Tech: Shelby GT350 Suspension Upgrades

0 2016 Shelby GT350 Suspension Upgrades Featured

Hummingbird Hook

Evolution Performance preps its Shelby GT350 for the strip with BMR

By Steve Turner
Photos courtesy of Evolution Performance

There is no doubt that the new Shelby GT350 is the best handling Mustang produced thus far. Ford Performance engineers took the S550 platform to new heights with a wider stance, improved aerodynamics, Magneride dampers and more. However, it also features a full suite of driving modes, and one of those modes is Drag Mode.

Evolution Performance wasted no time getting its new Shelby GT350 project to the drag strip, but first the company decided to install some sticky Mickeys and bolster the suspension with a full complement of upgrades from BMR Suspension.
Evolution Performance wasted no time getting its new Shelby GT350 project to the drag strip, but first the company decided to install some sticky Mickeys and bolster the suspension with a full complement of upgrades from BMR Suspension.

Yes, Ford Performance knows its customers.
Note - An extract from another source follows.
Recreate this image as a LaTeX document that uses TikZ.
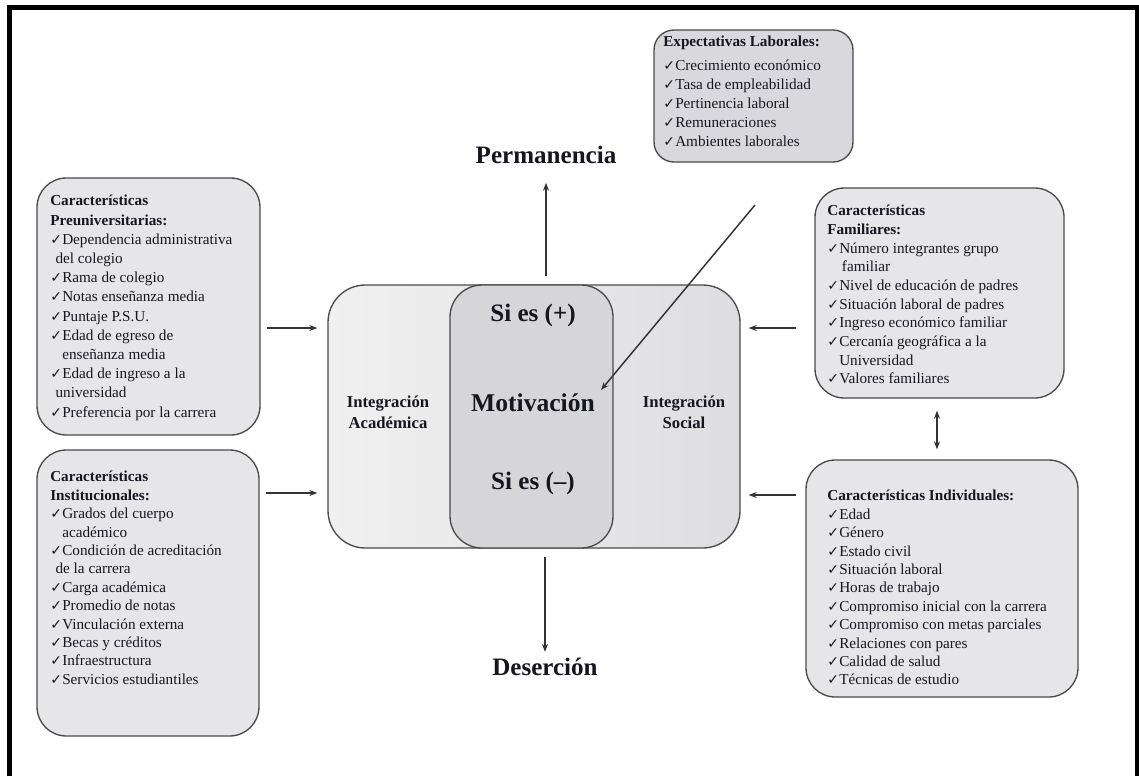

While most GT350s will spend time on the street and road course, some will head for the drag strip. While the gearing of this car’s transmission and rear axle aren’t ideal for the 1,320, the allure of seeing how quickly the high-winding Voodoo 5.2 can cover the quarter mile is undeniable.

One of the first of these cars to hit the strip is owned by Evolution Performance. As regular readers know, this car became the first GT350 to run in the 11-second zone with an 11.96 at 116 mph at Cecil County Raceway.

You can watch that run here…

Before heading out to the racetrack, however, the Evolution team decided that some sticky tires and suspension upgrades were in order.

Rather than all-out slicks, Evolution chose fully streetable Mickey Thompson 325/30-19 ET Street SS tires to follow the street/strip theme of this project. “The reason we ran that size is it’s a little shorter than factory, so it puts a little more gear in the car, because there are no aftermarket gears to put in there right now,” Evolution Performance’s Fred Cook said. “If there were gears available, I would put a 4.30 in it right now.”
Rather than all-out slicks, Evolution chose fully streetable Mickey Thompson 325/30-19 ET Street SS tires to follow the street/strip theme of this project. “The reason we ran that size is it’s a little shorter than factory, so it puts a little more gear in the car, because there are no aftermarket gears to put in there right now,” Evolution Performance’s Fred Cook said. “If there were gears available, I would put a 4.30 in it right now.”

“Just like all the previous ones, the car suffers from severe wheel hop. Wheel hop just makes you break stuff a lot quicker,” Evolution Performance’s Fred Cook explained. “Instead of breaking parts on a car that are probably impossible to get right now, we figured that it was cheap insurance. Plus, it is imperative because trying to do a burnout in a car with wheel hop is a waste.”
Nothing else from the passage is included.